A multi-media art installation based on artistic and ethnographic research in Ghana, Togo and Cuba dubbed “Secrets under the Skin” has been unveiled at a colourful ceremony at the Faculty of Education Lecture Complex, North Campus.
The installation is an evocative representation of the historical links shared by the Ewes in Ghana and the Ararά in Cuba. It reveals living metaphors that stretch across history to communicate a profoundly layered African memory through art, music, dance, painting, photography, lectures, audio and visual recordings. “Secrets under the Skin” was created by seven artists namely Jill Flanders Crosby, Susan Matthews, Brian Jeffery, Marianne Kim, Brandon McElroy, Melba Nun̄̂ez Isalbe and Roberto Pedroso García.
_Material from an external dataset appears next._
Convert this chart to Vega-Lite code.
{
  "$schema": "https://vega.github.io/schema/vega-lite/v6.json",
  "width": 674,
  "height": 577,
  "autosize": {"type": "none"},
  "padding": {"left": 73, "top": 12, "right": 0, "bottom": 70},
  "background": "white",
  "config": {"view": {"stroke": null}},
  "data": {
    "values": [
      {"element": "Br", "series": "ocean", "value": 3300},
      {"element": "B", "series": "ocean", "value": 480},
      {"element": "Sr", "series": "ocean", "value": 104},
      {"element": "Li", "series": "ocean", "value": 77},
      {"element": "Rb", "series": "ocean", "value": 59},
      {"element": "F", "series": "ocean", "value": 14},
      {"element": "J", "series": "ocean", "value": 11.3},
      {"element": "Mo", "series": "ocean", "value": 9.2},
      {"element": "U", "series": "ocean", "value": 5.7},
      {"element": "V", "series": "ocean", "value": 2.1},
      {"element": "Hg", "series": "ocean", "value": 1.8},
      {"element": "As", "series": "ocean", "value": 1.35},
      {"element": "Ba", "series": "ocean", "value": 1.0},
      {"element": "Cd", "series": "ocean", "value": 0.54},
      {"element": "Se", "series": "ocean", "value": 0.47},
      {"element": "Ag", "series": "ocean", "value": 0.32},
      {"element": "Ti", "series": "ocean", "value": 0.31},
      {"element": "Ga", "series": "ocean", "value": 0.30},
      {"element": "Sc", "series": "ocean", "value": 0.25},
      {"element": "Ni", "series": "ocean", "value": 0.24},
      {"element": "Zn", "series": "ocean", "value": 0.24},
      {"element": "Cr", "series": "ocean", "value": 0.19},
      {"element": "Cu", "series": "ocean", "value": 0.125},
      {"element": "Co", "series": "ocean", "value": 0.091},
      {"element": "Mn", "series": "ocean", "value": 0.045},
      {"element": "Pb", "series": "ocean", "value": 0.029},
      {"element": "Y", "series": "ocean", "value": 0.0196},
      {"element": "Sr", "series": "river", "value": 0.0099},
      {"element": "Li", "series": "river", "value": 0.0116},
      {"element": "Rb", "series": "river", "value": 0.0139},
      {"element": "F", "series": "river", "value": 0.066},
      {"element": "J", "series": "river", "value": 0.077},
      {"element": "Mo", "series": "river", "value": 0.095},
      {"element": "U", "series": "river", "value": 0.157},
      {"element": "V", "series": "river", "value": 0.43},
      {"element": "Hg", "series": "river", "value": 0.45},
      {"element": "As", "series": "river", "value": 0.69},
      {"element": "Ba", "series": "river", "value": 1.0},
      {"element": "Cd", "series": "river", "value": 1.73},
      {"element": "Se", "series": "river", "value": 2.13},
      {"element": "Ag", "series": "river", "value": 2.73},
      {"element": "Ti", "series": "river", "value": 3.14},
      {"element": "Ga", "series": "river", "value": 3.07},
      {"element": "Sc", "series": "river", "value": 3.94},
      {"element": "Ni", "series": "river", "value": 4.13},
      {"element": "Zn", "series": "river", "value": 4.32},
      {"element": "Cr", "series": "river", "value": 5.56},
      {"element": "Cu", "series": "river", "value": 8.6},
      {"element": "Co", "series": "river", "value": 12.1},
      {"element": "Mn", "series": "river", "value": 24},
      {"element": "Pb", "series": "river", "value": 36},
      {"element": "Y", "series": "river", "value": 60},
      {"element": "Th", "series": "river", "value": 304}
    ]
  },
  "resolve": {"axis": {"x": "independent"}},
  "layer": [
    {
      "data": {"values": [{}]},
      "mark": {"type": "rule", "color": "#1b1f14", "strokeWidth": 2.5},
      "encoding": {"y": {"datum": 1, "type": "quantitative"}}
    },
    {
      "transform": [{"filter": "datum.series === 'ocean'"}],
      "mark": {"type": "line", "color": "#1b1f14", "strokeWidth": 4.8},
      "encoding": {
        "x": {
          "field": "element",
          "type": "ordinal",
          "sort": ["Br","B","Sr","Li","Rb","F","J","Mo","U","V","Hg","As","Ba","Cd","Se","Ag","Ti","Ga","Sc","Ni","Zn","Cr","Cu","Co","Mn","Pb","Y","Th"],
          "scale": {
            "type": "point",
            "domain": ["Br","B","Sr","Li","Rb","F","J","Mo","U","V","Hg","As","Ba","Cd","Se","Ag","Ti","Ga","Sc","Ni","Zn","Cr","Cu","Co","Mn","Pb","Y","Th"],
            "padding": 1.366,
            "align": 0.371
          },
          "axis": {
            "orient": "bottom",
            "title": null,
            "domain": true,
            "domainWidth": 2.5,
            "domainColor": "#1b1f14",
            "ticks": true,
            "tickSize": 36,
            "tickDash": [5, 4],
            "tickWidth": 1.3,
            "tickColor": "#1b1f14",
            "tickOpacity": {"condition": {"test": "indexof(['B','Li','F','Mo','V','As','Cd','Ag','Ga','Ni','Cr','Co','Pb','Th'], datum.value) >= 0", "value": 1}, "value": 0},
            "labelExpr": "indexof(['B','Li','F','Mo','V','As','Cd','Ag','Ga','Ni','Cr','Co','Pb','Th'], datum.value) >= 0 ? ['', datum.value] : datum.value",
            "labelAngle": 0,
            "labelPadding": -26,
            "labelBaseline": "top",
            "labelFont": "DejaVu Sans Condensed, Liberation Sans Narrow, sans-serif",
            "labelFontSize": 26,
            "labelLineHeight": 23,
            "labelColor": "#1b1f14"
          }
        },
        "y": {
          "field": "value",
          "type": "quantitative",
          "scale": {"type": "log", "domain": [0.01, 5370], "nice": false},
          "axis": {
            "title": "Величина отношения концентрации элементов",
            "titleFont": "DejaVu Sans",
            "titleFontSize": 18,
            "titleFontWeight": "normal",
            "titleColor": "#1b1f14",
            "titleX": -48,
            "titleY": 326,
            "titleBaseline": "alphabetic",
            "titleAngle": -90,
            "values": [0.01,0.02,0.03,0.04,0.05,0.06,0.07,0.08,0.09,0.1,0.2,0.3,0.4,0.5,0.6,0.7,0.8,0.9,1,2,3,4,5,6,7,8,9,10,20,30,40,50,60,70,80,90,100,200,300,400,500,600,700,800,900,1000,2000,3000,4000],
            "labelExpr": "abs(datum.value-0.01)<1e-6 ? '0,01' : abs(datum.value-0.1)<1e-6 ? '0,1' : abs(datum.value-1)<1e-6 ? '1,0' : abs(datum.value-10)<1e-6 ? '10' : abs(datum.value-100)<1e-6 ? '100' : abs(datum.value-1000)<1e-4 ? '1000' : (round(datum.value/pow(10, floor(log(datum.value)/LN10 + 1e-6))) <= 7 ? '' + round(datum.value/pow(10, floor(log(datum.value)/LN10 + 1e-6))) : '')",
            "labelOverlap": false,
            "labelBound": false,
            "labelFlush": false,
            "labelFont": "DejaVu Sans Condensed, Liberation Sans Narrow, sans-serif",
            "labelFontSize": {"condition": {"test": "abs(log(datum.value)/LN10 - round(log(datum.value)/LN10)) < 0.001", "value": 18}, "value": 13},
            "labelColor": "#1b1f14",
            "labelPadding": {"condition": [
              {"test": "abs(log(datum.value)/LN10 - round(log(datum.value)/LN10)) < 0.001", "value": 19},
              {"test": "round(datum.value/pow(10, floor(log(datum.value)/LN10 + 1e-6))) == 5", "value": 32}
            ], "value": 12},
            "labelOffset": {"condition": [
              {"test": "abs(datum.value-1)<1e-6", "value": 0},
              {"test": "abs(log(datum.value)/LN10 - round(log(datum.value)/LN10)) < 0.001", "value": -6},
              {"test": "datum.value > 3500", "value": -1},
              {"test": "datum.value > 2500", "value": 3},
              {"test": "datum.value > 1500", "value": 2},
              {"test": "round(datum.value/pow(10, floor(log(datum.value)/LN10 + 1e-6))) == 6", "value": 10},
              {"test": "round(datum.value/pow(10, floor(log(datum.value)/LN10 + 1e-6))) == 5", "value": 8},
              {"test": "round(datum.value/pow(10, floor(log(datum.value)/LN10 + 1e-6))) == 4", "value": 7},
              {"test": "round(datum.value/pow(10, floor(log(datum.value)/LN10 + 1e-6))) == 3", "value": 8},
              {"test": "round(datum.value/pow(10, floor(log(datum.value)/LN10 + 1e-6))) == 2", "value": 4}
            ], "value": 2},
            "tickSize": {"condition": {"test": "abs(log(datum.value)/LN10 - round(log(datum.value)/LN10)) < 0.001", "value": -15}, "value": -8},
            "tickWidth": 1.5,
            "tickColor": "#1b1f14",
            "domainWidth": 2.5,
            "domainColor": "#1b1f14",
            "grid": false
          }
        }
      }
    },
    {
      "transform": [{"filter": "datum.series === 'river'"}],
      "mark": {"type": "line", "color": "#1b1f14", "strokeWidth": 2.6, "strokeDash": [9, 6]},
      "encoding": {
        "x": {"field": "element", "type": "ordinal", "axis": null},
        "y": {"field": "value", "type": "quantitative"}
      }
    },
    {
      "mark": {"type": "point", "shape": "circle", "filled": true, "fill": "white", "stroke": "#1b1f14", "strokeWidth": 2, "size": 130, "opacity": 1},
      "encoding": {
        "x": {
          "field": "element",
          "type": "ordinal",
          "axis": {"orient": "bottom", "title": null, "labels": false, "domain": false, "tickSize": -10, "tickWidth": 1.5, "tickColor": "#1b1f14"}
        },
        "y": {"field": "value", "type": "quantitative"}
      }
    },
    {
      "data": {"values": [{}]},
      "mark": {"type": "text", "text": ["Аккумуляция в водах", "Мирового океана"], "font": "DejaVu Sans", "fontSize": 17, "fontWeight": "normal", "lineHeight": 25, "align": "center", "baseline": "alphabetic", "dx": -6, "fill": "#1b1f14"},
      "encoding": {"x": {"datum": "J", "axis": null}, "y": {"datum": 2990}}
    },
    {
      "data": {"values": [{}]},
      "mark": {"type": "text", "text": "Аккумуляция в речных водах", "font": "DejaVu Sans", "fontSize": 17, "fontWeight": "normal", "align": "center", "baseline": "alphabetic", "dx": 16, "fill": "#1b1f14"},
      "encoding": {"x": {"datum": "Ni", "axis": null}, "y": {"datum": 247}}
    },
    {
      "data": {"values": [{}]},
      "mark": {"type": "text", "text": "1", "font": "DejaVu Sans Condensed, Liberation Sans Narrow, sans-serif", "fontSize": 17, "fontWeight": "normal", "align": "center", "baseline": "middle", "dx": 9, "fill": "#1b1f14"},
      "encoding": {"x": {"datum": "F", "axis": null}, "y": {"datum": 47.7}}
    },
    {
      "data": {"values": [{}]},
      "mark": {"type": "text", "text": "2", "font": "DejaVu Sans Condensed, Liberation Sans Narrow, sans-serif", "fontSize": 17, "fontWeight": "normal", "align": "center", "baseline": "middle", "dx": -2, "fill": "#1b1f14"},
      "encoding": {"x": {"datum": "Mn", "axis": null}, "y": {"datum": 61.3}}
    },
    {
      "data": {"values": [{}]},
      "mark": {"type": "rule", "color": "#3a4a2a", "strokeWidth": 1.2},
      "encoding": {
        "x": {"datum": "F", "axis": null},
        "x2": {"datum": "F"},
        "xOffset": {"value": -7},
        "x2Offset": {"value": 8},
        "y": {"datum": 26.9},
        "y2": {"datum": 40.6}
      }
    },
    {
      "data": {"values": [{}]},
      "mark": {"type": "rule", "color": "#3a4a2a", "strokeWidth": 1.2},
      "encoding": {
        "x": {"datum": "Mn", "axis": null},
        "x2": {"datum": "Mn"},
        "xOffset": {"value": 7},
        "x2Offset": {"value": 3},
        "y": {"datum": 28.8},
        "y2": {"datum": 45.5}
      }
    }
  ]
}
The Director of the project Prof. Jill Flanders Crosby explained that the project was informed by long-term fieldwork she carried out from 1991 to date, spanning Ghana, Togo, Benin in West Africa across to Cuba. It explored the connections of the Ewes of West Africa to those of the Arará peoples, descendants of the Ewe, living in Cuba as a result of the slave trade.
The University community had the opportunity to admire the impressive artistic works displayed at the ceremony.
In attendance at the function were the Pro-Vice-Chancellor, Prof. John Nelson Buah, the Registrar, Mr. John Kofi Nyan, the Paramount Chief of Oguaa Traditional Area, Osabarima Kwesi Atta II, a section of the University Community, second cycle schools and the general public.